Desa wisata bisa menjadi salah satu destinasi alternatif saat berkunjung ke DIY. Hanya saja, masih banyak pekerjaan rumah yang perlu dirampungkan agar desa wisata di DIY lebih berdaya saing dengan destinasi wisata lainnya.
Peneliti Pusat Studi Pariwisata (Puspar) Universitas Gadjah Mada (UGM), Dr. Destha Titi Raharjana mengatakan pekerjaan rumah yang pertama yakni harus punya aspek kelembagaan dan legalitas yang jelas. Untuk memastikan hal tersebut diperlukan dukungan dari pemerintah kalurahan serta instansi terkait. Masalah kelembagaan akan diikuti dengan kesiapan dan kompetensi sumber daya manusia (SDM) pengelola desa wisata, diperlukan tim inti dalam mengelola desa wisata. Tim ini bertugas mengelola desa wisata setiap hari serta monitoring dan evaluasi.
Selain itu, desa wisata perlu memiliki master plan yang di dalamnya memuat business plan. Setidaknya ada visi yang akan dicapai sepuluh tahun ke depan. Penataan dan pengembangan, baik fisik serta nonfisik bisa berjalan sesuai rencana. Termasuk dalam mencari dukungan anggaran. Pengelola desa wisata juga paham tentang produk pengetahuan yang dimiliki. Pengelola harus mampu mengemas identitas yang dimiliki desa tersebut. Tujuannya agar tidak homogen dengan desa tetangga. Diimbangi dengan kemampuan berinovasi terhadap produk wisata berbasis sumber daya lokal desa tersebut.
Berikutnya adalah pemasaran. Menurutnya hal ini adalah kunci penting dalam memajukan desa wisata, salah satunya lewat pengembangan jejaring untuk memasarkan produk wisata. Diakuinya, saat ini belum semua desa wisata punya tim khusus pemasaran. Pemasaran masih dianggap beban karena harus mengeluarkan modal. Dr. Destha Titi Raharjana menjelaskan pemasaran bisa murah dilakukan lewat aplikasi atau media sosial. Rendahnya keterampilan digital marketing juga masih jadi kendala. Apalagi desa wisata yang pengelolaannya tidak dipegang anak muda. Aktivasi di dunia digital lewat konten yang beragam masih minim. Demikian juga story telling dan orisinalitas cerita tentang desa. “Branding dapat dibangun dari toponim desa, atau mitos dan legenda yang tumbuh sebagai bentuk local wisdom”.
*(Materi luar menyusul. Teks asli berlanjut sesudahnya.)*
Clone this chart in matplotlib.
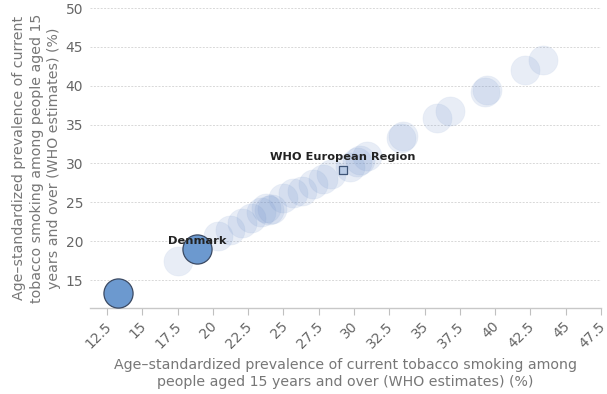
# plot.py
# Bubble chart: tobacco smoking prevalence, WHO European Region countries.

import matplotlib
matplotlib.use("Agg")
import matplotlib.pyplot as plt
import matplotlib.transforms as mtransforms

# ---------------------------------------------------------------------------
# Data
# ---------------------------------------------------------------------------

# Other countries (light bubbles)
other_x = [17.5, 20.4, 21.2, 22.1, 22.7, 23.4, 23.8, 24.2, 24.0,
           25.0, 25.7, 26.3, 27.1, 27.8, 28.4, 29.7, 30.4, 30.9, 30.2,
           33.3, 33.5, 35.9, 36.8, 39.3, 39.4, 42.1, 43.4]
other_y = [17.5, 20.6, 21.5, 22.3, 23.0, 23.8, 24.3, 24.2, 24.0,
           25.6, 26.2, 26.5, 27.4, 28.0, 28.6, 29.6, 30.4, 30.9, 30.2,
           33.3, 33.5, 35.9, 36.8, 39.2, 39.4, 42.0, 43.3]

# Highlighted countries (dark bubbles)
hl_names = ["Denmark", ""]
hl_x = [18.9, 13.3]
hl_y = [19.0, 13.3]

# Regional average (square marker)
region_name = "WHO European Region"
region_x = [29.2]
region_y = [29.1]

x_ticks = [12.5, 15, 17.5, 20, 22.5, 25, 27.5, 30, 32.5, 35, 37.5, 40, 42.5, 45, 47.5]
x_tick_labels = ["12.5", "15", "17.5", "20", "22.5", "25", "27.5", "30",
                 "32.5", "35", "37.5", "40", "42.5", "45", "47.5"]
y_ticks = [15, 20, 25, 30, 35, 40, 45, 50]

x_title = ("Age\u2013standardized prevalence of current tobacco smoking among\n"
           "people aged 15 years and over (WHO estimates) (%)")
y_title = ("Age\u2013standardized prevalence of current\n"
           "tobacco smoking among people aged 15\n"
           "years and over (WHO estimates) (%)")

# ---------------------------------------------------------------------------
# Figure
# ---------------------------------------------------------------------------

fig = plt.figure(figsize=(6.07, 3.94), dpi=100)
ax = fig.add_axes([90 / 607, 1 - 308 / 394, 511 / 607, 300 / 394])

bubble_s = 440
ax.scatter(other_x, other_y, s=bubble_s, color=(0.45, 0.58, 0.80, 0.16),
           edgecolors=(0.45, 0.58, 0.80, 0.08), linewidths=0.6, zorder=3)
ax.scatter(hl_x, hl_y, s=bubble_s, color="#6c99cf",
           edgecolors="#3b4a63", linewidths=0.9, zorder=4)
ax.scatter(region_x, region_y, s=38, marker="s", color="#b9cbe6",
           edgecolors="#3f5577", linewidths=0.9, zorder=5)

for name, x, y in zip(hl_names, hl_x, hl_y):
    if name:
        ax.annotate(name, (x, y), xytext=(0, 6), textcoords="offset points",
                    ha="center", va="center", fontsize=8.2, fontweight="bold",
                    color="#222222", zorder=6)
ax.annotate(region_name, (region_x[0], region_y[0]), xytext=(0, 10),
            textcoords="offset points", ha="center", va="center",
            fontsize=8.2, fontweight="bold", color="#222222", zorder=6)

# --- Axes styling ---
ax.set_xlim(11.3, 47.5)
ax.set_ylim(11.4, 50)
ax.set_xticks(x_ticks)
ax.set_xticklabels(x_tick_labels, rotation=45, ha="right", va="top",
                   rotation_mode="anchor")
ax.set_yticks(y_ticks)

ax.tick_params(axis="x", length=5, width=0.8, color="#c0c0c0",
               labelsize=10, labelcolor="#666666", pad=3)
ax.tick_params(axis="y", length=0, labelsize=10, labelcolor="#666666", pad=5)

# nudge rotated labels slightly left so the last one stays inside the figure
shift = mtransforms.ScaledTranslation(-3 / 100, 0, fig.dpi_scale_trans)
for lbl in ax.get_xticklabels():
    lbl.set_transform(lbl.get_transform() + shift)

for side in ["top", "right", "left"]:
    ax.spines[side].set_visible(False)
ax.spines["bottom"].set_color("#c8c8c8")
ax.spines["bottom"].set_linewidth(1.0)

ax.yaxis.grid(True, linestyle=(0, (2, 1.5)), color="#d8d8d8", linewidth=0.7)
ax.set_axisbelow(True)

ax.set_xlabel(x_title, fontsize=10.2, color="#777777", labelpad=5,
              linespacing=1.32)
ax.set_ylabel(y_title, fontsize=10.2, color="#777777", labelpad=3,
              linespacing=1.32)

plt.savefig("out.png", dpi=100)
plt.close()
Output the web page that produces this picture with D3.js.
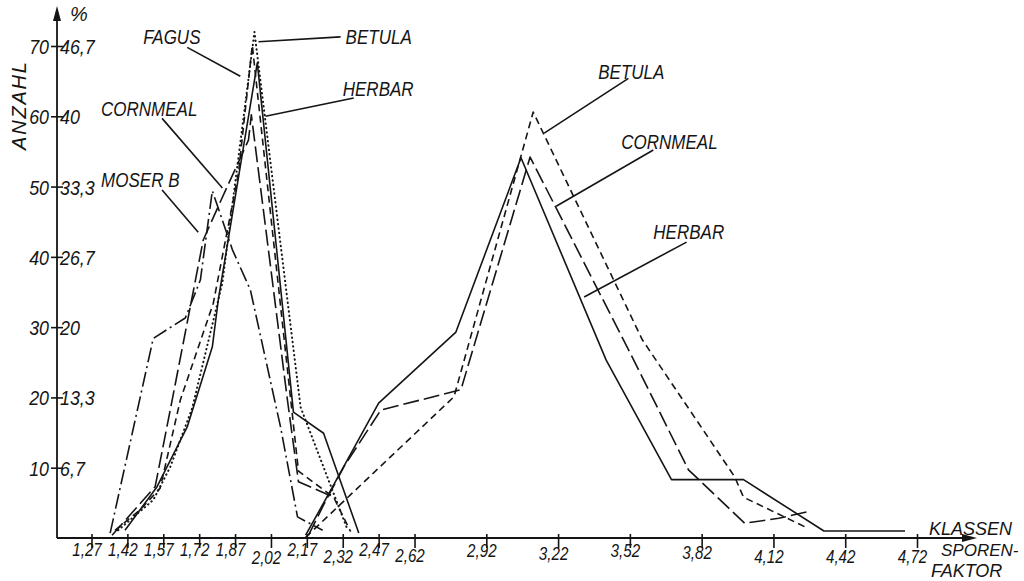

DIY berpeluang besar pengembangan wisata minat khusus. Sehingga pengembangan pariwisata tidak terjebak pada mass tourism saja. Paket wisata tematik bisa dikembangkan dari empat kabupaten dan satu kota yang ada di DIY. Wisata tidak melulu Malioboro, DIY punya Taman Nasional Gunung Merapi, Geopark Gunung Sewu, Sand Dune, hingga pesona Menoreh. Ini semua bisa jadi lahan dan laboratorium pengembangan pariwisata. Menurutnya yang jadi masalah adalah minimnya inovasi dalam mengemas paket wisata berbasis edukasi. Berbasis minat wisatawan. Eksplorasi tema tertentu bisa dikembangkan, misalnya kawasan Kraton Ngayogyakarta.
Industri perjalanan bisa menawarkan skema kepada wisatawan untuk merasakan dan mendapatkan pengalaman baru menjadi tamu raja. “Kemasan co-creation, dari pihak penyedia jasa yang menawarkan keunikan dan tata cara minum teh di kampung Patehan misalnya, dapat dijadikan produk minat khusus,”. Wisatawan juga bisa dikenalkan budaya jawa yang masih dipelihara sampai saat ini melalui abdi dalem yang punya berbagai profesi. Ini bisa jadi modal kultural untuk mendekatkan wisatawan saat berkunjung ke DIY.
Secara umum wisatawan juga belum mengenal lebih dalam tentang Jogja Istimewa. Ini jadi tantangan bagi penyedia jasa perjalanan menawarkan Beyond Jogja. “Mengajak wisatawan jauh menikmati dan merasakan pengalaman baru selama di Jogja.”